Simple High Impedance Probe

Motivation

For many measurements, a passive oscilloscope probe is not suitable.

The 10 Megaohms input resistance of passive 10:1 probes may influence high impedance circuits.

At higher frequencies the capacitance of approx. 15pF is problematic: Yet at 20MHz the impedance is only 530 Ohms.

First, this loads the target circuit, second, this load current has to flow back through the ground lead. Without a very low impedance ground connection there will be heavy ringing.

Commercial FET probes are available with input capacitances of less than 1pF and bandwiths >1GHz, but they are pretty expensive and have a very limited voltage range.

A simple circuit will be sufficient most times and has other advantages, e.g. wide voltage range.

Circuit

The schematic in an example configuration:

It has to be connected via coax cable to a correctly terminated scope input.

T2 is the source follower with a typical G-D-capacitance of 1pF. By soldering the gate lead directly to the circuit (why not?), this is the effective capacitance of the probe! That's as good as many commercial products. You likely will have some spare FETs, so you don't need to worry about accidental destruction.

T1 and P1 are the bias current source. P1 has to be adjusted to achieve 0V G-S-Voltage at T2 (zero adjust). Due to tolerances, there is a slight probability that a BF245B is weaker than the BF245A and you can't adjust to zero. In this case, throw it away or swap both. Or use a BF245C for the current source.

The components around the amplifier can set amplification or attenuation as you need.

For signal amplitudes >1V a 10:1 attenuation is suitable, since you want to drive 50 Ohms and the output current of the amplifier is limited. You can attenuate in front of the amplifier (R1, R2) and/or behind it (R4 against the 50 Ohms), depending in the amplifier: much input capacitance => low R1, low slew rate => attenuation in front of the amplifier.

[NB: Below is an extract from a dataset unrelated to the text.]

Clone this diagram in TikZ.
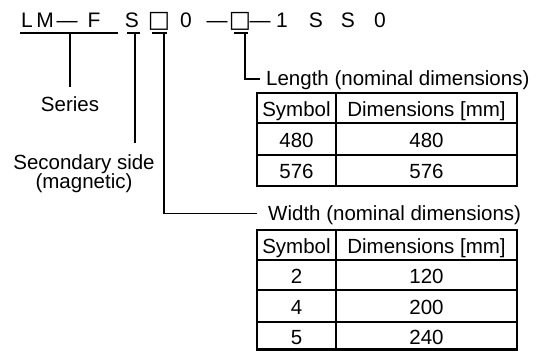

Pay attention not to load the FET too much, I wouldn't draw more than half the quiescent current. And consider the charging current for the amplifier's input capacitance, e.g. 1V/ns, 1pF yields 1mA!

For low signal amplitudes a 1:1 version is suitable. Since most amplifiers don't like to drive cables directly, you will need some amplification before the cable, e.g. R3 = R5 (G = 2) and R4 = 50Ohm.

Some amplifiers want to have R3 und C1 even when used as follower (e.g. 200Ohm, 3,9pF for the THS4001).

The supply decoupling depends on the amplifier needs. The Tantalum capacitors C11, C13 may be smaller than showed. R10, R11 are optional to avoid resonances with the supply leads. When needed, chip ferrites or resistance values of approx. 10 Ohms can be used.

Test results

I built the probes with a THS4001, with 270MHz bandwidth but "only" 0,4V/ns slew rate. Therefore I selected an attenuation of 6,66 kOhms : 1 kOhms in front of the amplifier and a cable series resistor of only 15 Ohms. The typical 1,5 pF of the THS4001 result in 100MHz theoretical bandwidth with the 870Ohm source impedance of the divider, according to 3ns rise time. Since I don't need all the bandwidth, I use a leaded 1 kOhms resistor as probe tip (see pictures below), avoiding catastrophic current flow. With this resistor I measured a bandwidth of 60 MHz as expected.

The BF245 should be much faster, with an appropriate amplifier I expect bandwidths of >100MHz.

I also tested a LM6171 (thanks to Rolf Bombach!) because this one has a much higher slew rate of 3,6V/ns, therefore I used it as follower and set the 10:1 attenuation with a 450 Ohms output resistor, but the LM6171 seems to be undercompensated and rings for approx. 20ns after fast transients. Maybe this can be optimized, but I'm happy with the THS4001.

Construction

I made a 36mm x 10mm "large" PCB (not larger than a passive probe), being sufficiently robust when put into a piece of shrink tube:

Soldering the probe tips directly into the circuit is fast and more robust than any kind of clips.

Here is the layout of the board:

Power supply:

The FETs should have at least 5V headroom. That's also enough for the amplifier.

For 5V logic levels, I use -5V, +10V supplies. The probe should work at 30V total supply voltage, I often measure 15V levels (with -5V and +20V supplies).

Possible improvements

The circuit has a bad DC precision, not least due to thermal effects, because the power in T1 and T2 depends on the input voltage, therefore their temperature and the offset voltage. After a voltage step, one can observe a thermal tail. This gets worse with higher bias currents (BF245B).

A DC feedback loop can compensate this.

Status

This article is based on a Usenet discussion in the de.sci.electronics news group dated 2000-11. The first release was 2002.

Today (2013), the through-hole BF245 are obsolete, but there are on-hand inventories.